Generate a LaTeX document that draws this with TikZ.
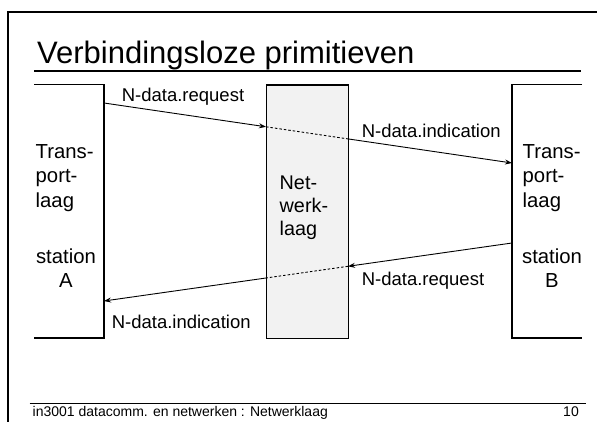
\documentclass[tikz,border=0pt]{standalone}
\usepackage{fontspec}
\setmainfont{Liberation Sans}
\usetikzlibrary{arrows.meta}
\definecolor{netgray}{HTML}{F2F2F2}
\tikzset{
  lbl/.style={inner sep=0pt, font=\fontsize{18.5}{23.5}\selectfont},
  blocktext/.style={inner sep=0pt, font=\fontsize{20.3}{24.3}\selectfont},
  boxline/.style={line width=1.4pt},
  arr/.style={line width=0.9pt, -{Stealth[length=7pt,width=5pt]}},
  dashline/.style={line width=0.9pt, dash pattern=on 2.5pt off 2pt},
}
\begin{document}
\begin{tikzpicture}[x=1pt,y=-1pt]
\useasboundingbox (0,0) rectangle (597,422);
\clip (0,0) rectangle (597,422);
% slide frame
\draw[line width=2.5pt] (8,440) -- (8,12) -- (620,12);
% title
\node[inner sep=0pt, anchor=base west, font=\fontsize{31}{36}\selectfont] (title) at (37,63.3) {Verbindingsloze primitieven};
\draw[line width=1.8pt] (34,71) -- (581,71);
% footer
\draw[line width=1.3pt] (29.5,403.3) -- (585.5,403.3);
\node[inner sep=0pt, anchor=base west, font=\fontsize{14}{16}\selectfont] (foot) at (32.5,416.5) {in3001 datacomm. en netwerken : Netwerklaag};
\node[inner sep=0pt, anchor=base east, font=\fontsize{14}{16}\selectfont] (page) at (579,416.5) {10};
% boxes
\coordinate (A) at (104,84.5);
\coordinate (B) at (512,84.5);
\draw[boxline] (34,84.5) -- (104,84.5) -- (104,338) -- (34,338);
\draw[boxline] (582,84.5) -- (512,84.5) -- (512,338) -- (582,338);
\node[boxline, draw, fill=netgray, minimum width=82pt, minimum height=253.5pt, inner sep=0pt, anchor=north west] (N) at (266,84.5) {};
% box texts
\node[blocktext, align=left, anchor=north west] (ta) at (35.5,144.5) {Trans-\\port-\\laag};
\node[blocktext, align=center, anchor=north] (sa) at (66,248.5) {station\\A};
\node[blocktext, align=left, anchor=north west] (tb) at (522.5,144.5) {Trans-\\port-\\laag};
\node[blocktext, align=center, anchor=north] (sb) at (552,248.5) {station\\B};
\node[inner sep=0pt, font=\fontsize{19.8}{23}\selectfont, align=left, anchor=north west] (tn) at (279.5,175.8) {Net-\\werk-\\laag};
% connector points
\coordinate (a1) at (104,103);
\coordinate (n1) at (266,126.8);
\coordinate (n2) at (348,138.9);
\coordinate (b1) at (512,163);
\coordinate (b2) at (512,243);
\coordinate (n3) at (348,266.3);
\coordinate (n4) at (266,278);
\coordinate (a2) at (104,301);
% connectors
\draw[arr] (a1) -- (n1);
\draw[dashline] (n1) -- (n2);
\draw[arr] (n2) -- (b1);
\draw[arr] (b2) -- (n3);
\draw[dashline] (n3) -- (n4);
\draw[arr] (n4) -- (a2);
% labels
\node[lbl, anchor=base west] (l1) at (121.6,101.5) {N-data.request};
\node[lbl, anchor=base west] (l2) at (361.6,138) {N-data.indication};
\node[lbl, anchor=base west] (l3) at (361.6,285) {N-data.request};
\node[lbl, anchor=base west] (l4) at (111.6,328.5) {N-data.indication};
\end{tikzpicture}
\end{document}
------------------------------------------------
* Short problem: Copy the data character for character, but drop all pictures from the copy.

* Completed exercise:
Generate a LaTeX document that draws this with TikZ.
\documentclass[tikz,border=0pt]{standalone}
\usepackage{fontspec}
\setmainfont{Liberation Sans}
\usetikzlibrary{arrows.meta}
\definecolor{netgray}{HTML}{F2F2F2}
\tikzset{
  lbl/.style={inner sep=0pt, font=\fontsize{18.5}{23.5}\selectfont},
  blocktext/.style={inner sep=0pt, font=\fontsize{20.3}{24.3}\selectfont},
  boxline/.style={line width=1.4pt},
  arr/.style={line width=0.9pt, -{Stealth[length=7pt,width=5pt]}},
  dashline/.style={line width=0.9pt, dash pattern=on 2.5pt off 2pt},
}
\begin{document}
\begin{tikzpicture}[x=1pt,y=-1pt]
\useasboundingbox (0,0) rectangle (597,422);
\clip (0,0) rectangle (597,422);
% slide frame
\draw[line width=2.5pt] (8,440) -- (8,12) -- (620,12);
% title
\node[inner sep=0pt, anchor=base west, font=\fontsize{31}{36}\selectfont] (title) at (37,63.3) {Verbindingsloze primitieven};
\draw[line width=1.8pt] (34,71) -- (581,71);
% footer
\draw[line width=1.3pt] (29.5,403.3) -- (585.5,403.3);
\node[inner sep=0pt, anchor=base west, font=\fontsize{14}{16}\selectfont] (foot) at (32.5,416.5) {in3001 datacomm. en netwerken : Netwerklaag};
\node[inner sep=0pt, anchor=base east, font=\fontsize{14}{16}\selectfont] (page) at (579,416.5) {10};
% boxes
\coordinate (A) at (104,84.5);
\coordinate (B) at (512,84.5);
\draw[boxline] (34,84.5) -- (104,84.5) -- (104,338) -- (34,338);
\draw[boxline] (582,84.5) -- (512,84.5) -- (512,338) -- (582,338);
\node[boxline, draw, fill=netgray, minimum width=82pt, minimum height=253.5pt, inner sep=0pt, anchor=north west] (N) at (266,84.5) {};
% box texts
\node[blocktext, align=left, anchor=north west] (ta) at (35.5,144.5) {Trans-\\port-\\laag};
\node[blocktext, align=center, anchor=north] (sa) at (66,248.5) {station\\A};
\node[blocktext, align=left, anchor=north west] (tb) at (522.5,144.5) {Trans-\\port-\\laag};
\node[blocktext, align=center, anchor=north] (sb) at (552,248.5) {station\\B};
\node[inner sep=0pt, font=\fontsize{19.8}{23}\selectfont, align=left, anchor=north west] (tn) at (279.5,175.8) {Net-\\werk-\\laag};
% connector points
\coordinate (a1) at (104,103);
\coordinate (n1) at (266,126.8);
\coordinate (n2) at (348,138.9);
\coordinate (b1) at (512,163);
\coordinate (b2) at (512,243);
\coordinate (n3) at (348,266.3);
\coordinate (n4) at (266,278);
\coordinate (a2) at (104,301);
% connectors
\draw[arr] (a1) -- (n1);
\draw[dashline] (n1) -- (n2);
\draw[arr] (n2) -- (b1);
\draw[arr] (b2) -- (n3);
\draw[dashline] (n3) -- (n4);
\draw[arr] (n4) -- (a2);
% labels
\node[lbl, anchor=base west] (l1) at (121.6,101.5) {N-data.request};
\node[lbl, anchor=base west] (l2) at (361.6,138) {N-data.indication};
\node[lbl, anchor=base west] (l3) at (361.6,285) {N-data.request};
\node[lbl, anchor=base west] (l4) at (111.6,328.5) {N-data.indication};
\end{tikzpicture}
\end{document}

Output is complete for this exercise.